Leader of Argyll and Bute Council
- In office 23 May 2013 – 26 September 2013
- Preceded by: James Robb
- Succeeded by: Dick Walsh
- In office 22 May 2012 – 14 February 2013
- Preceded by: Dick Walsh
- Succeeded by: James Robb

Member of Argyll and Bute Council
- In office 3 May 2007 – 5 May 2022
- Preceded by: Ward created
- Succeeded by: Willie Hume
- Constituency: Oban South and the Isles

Personal details
- Born: October 1954 (age 71) Scotland
- Party: ISP (since 2021) Independent (2013 - 2021)
- Other political affiliations: Scottish National Party (before 2013)

= Roddy McCuish =

Scottish politician

Roderick William "Roddy" McCuish is a Scottish former politician who was an Argyll and Bute Councillor for the Oban South and the Isles ward from 2007 to 2022, having formerly been the leader twice, both with the Scottish National Party (SNP) and later as an independent. On 8 January 2021, it was announced that he had joined the Independence for Scotland Party (ISP), becoming their first representative holding political office until the 2022 Council election, when he did not seek re-election.

==Political career==
McCuish first stood for election for the Oban South and the Isles ward in the 2007 Scottish Local Elections, polling 955 first preferences and topping the polling in the ward and taking the first seat out of four.

In advance of the 2012 Scottish Local Elections he was elected to replace his party colleague, Cllr Robert MacIntyre, as SNP Group Leader and Director of Elections. At the 2012 Local Government election, McCuish polled 767 first preferences and was re-elected for the ward of Oban South and the Isle, taking the second seat in a ward where the SNP gained three out of the four seats, which at the time, was the party's strongest ward in all of Scotland.

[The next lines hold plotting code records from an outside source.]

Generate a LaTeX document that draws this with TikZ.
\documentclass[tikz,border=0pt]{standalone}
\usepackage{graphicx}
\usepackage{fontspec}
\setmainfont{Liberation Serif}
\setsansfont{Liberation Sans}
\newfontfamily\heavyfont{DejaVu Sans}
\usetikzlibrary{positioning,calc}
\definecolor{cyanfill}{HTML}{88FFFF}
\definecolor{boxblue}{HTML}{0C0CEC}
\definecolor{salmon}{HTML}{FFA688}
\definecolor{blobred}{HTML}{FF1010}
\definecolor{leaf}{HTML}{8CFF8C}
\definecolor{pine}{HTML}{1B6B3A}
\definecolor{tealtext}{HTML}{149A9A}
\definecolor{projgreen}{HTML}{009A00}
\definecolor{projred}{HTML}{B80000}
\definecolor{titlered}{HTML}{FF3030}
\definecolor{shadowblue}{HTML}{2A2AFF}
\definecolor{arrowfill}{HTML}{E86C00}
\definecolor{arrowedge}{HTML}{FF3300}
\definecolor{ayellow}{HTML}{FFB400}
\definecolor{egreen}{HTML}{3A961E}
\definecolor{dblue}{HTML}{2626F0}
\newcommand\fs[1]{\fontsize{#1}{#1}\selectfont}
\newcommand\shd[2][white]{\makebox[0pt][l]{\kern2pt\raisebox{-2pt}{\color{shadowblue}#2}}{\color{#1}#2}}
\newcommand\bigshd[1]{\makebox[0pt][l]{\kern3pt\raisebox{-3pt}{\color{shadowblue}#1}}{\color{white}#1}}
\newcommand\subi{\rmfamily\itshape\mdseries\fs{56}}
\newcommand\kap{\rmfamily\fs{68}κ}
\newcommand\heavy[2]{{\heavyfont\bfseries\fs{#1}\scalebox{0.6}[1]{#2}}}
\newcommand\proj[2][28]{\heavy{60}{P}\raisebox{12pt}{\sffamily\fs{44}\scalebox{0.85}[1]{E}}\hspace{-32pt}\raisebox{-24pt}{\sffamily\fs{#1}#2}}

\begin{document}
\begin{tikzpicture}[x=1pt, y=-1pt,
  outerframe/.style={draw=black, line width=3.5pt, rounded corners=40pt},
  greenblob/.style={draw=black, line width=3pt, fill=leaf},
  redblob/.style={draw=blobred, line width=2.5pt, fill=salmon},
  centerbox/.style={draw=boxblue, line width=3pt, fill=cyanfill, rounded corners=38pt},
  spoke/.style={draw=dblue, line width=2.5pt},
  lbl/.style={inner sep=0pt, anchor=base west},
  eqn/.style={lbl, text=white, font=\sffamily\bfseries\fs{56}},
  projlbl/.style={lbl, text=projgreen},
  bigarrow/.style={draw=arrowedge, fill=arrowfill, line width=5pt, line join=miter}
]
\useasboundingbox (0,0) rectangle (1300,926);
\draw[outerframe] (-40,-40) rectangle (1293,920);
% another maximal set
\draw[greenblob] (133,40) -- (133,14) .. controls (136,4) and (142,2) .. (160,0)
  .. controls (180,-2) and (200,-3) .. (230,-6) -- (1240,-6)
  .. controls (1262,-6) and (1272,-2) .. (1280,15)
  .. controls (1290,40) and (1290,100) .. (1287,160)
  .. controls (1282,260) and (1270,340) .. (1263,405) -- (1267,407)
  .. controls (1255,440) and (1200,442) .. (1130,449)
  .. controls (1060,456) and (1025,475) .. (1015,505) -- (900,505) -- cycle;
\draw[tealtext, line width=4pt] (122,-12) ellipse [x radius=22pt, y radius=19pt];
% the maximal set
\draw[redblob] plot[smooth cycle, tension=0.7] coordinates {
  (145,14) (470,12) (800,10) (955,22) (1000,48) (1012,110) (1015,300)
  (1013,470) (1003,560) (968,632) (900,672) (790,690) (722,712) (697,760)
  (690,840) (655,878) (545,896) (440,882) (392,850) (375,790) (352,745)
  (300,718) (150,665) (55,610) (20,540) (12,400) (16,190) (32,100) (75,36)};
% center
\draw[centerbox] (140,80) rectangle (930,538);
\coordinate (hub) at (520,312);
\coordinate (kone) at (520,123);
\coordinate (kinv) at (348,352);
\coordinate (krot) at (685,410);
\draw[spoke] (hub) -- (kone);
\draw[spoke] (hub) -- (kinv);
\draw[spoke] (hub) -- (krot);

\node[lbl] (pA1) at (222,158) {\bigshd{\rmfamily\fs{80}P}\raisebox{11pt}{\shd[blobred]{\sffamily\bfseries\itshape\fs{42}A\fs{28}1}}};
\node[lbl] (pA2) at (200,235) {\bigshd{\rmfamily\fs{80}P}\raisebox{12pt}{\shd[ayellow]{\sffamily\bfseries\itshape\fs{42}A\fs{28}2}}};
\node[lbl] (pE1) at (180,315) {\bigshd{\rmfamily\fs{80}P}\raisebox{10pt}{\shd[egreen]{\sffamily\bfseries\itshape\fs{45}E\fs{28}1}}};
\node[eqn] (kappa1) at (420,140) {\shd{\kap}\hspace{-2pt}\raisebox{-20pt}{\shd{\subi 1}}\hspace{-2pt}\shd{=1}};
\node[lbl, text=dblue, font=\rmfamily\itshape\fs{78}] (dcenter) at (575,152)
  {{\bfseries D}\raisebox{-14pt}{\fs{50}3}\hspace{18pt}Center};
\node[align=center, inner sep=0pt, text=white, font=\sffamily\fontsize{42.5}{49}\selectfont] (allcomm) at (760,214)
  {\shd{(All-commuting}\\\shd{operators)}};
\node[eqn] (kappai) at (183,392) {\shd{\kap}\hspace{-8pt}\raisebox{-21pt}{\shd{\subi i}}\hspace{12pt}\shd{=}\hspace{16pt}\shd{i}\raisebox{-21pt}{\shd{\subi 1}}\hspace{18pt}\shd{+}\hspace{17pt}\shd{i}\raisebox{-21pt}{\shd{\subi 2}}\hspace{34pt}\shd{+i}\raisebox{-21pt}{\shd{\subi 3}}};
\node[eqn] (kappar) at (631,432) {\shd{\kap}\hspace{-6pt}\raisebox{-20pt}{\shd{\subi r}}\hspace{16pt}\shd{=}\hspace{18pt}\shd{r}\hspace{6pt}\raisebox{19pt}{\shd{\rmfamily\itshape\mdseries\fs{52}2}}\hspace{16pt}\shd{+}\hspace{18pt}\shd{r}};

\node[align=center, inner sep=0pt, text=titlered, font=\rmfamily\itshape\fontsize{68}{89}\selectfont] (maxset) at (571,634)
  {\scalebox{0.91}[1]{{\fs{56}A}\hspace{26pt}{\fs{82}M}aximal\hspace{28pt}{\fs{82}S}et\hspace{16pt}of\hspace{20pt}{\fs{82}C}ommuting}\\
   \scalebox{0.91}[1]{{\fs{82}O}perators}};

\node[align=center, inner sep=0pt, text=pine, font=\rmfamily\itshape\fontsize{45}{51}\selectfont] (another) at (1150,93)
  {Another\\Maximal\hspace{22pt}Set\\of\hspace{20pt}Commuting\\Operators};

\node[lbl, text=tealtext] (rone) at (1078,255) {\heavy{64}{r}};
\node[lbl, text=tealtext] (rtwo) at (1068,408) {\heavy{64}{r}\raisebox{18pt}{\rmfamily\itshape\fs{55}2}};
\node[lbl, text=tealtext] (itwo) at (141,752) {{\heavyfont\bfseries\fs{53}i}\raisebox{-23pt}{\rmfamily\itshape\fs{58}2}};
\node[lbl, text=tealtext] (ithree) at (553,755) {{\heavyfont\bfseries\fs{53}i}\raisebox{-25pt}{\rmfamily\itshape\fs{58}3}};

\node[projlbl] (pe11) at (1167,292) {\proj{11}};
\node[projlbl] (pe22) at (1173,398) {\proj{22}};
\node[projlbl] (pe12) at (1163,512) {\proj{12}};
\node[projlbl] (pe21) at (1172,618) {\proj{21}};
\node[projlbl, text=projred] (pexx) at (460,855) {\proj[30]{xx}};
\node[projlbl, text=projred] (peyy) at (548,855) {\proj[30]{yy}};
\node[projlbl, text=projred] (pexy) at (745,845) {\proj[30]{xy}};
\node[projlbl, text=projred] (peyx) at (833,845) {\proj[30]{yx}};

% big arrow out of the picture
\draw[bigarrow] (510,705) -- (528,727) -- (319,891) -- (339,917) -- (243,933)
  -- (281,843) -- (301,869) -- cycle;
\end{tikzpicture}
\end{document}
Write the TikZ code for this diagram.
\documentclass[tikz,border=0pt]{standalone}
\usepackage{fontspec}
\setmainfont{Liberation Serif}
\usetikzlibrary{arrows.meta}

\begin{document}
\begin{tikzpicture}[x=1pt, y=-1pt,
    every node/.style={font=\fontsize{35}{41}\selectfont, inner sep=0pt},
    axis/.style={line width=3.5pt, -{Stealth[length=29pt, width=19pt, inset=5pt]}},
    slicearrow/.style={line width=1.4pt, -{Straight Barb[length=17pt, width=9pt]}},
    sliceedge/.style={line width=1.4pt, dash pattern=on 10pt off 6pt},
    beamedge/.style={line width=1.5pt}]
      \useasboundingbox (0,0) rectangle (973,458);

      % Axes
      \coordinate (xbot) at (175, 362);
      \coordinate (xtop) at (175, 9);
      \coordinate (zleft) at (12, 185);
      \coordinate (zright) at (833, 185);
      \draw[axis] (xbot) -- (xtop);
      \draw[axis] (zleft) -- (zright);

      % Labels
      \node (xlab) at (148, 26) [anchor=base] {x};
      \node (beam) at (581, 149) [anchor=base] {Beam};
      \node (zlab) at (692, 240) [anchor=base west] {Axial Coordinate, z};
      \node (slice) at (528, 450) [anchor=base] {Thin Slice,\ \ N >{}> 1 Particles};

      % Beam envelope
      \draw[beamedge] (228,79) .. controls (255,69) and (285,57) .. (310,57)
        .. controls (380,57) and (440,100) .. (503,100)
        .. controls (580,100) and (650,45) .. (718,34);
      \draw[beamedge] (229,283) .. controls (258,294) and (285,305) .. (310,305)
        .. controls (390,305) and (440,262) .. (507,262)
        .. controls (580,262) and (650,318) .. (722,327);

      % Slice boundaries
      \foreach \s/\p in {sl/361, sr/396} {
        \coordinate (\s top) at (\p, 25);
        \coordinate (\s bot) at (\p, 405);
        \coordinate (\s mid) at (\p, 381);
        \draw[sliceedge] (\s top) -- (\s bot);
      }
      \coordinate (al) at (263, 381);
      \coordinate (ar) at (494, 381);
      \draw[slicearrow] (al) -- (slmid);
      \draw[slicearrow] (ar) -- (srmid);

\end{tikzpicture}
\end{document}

At the 2012 election, the SNP gained three seats in Argyll and Bute Council to have a total of thirteen, which with the help of the Argyll First group of Independents and some other Independent members gave them a controlling majority on the council, which McCuish was appointed as Council Leader.

In June 2012 McCuish intervened after the council had attempted to ban nine year old Martha Payne from blogging about her school dinners. The story had been reported globally, including his explanations of the actions taken by the council. McCuish considered that this episode had been a political disaster for Argyll and Bute Council, especially because it occurred so soon after the formation of the new administration.

The coalition council of Independents, Argyll First, and the SNP did not last long, and McCuish fell out with the SNP because the SNP national executive would not let the SNP group in Argyll and Bute Council form a coalition with the Scottish Conservatives and Liberal Democrats. McCuish resigned as council leader in February 2013 and, along with another councillor, he left the SNP party to sit as an independent. McCuish was re-elected as council leader in May 2013, although he had no deputy leader and no clear administration. His second stint was brief, only lasting until September 2013.

McCuish was re-elected to the same seat in the 2017 election.

On 8 January 2021 it was announced that he had joined the Independence for Scotland Party (ISP), after discussions with that party's founder Colette Walker. In doing so, he became the first elected representative for the party, although he was elected as an independent. He did not seek re-election in May 2022.

Hailing from Oban, a shinty heartland, he has been involved in the game for many years. Whilst never playing the sport, his connections to local government have made him a key figure in the game in the south region. Elected to the Camanachd Association board in 2020, he served the maximum six years on the board, a role he coupled with his presidency of the Macaulay Association, which is in charge of the Macaulay Cup and several youth competitions in the local area.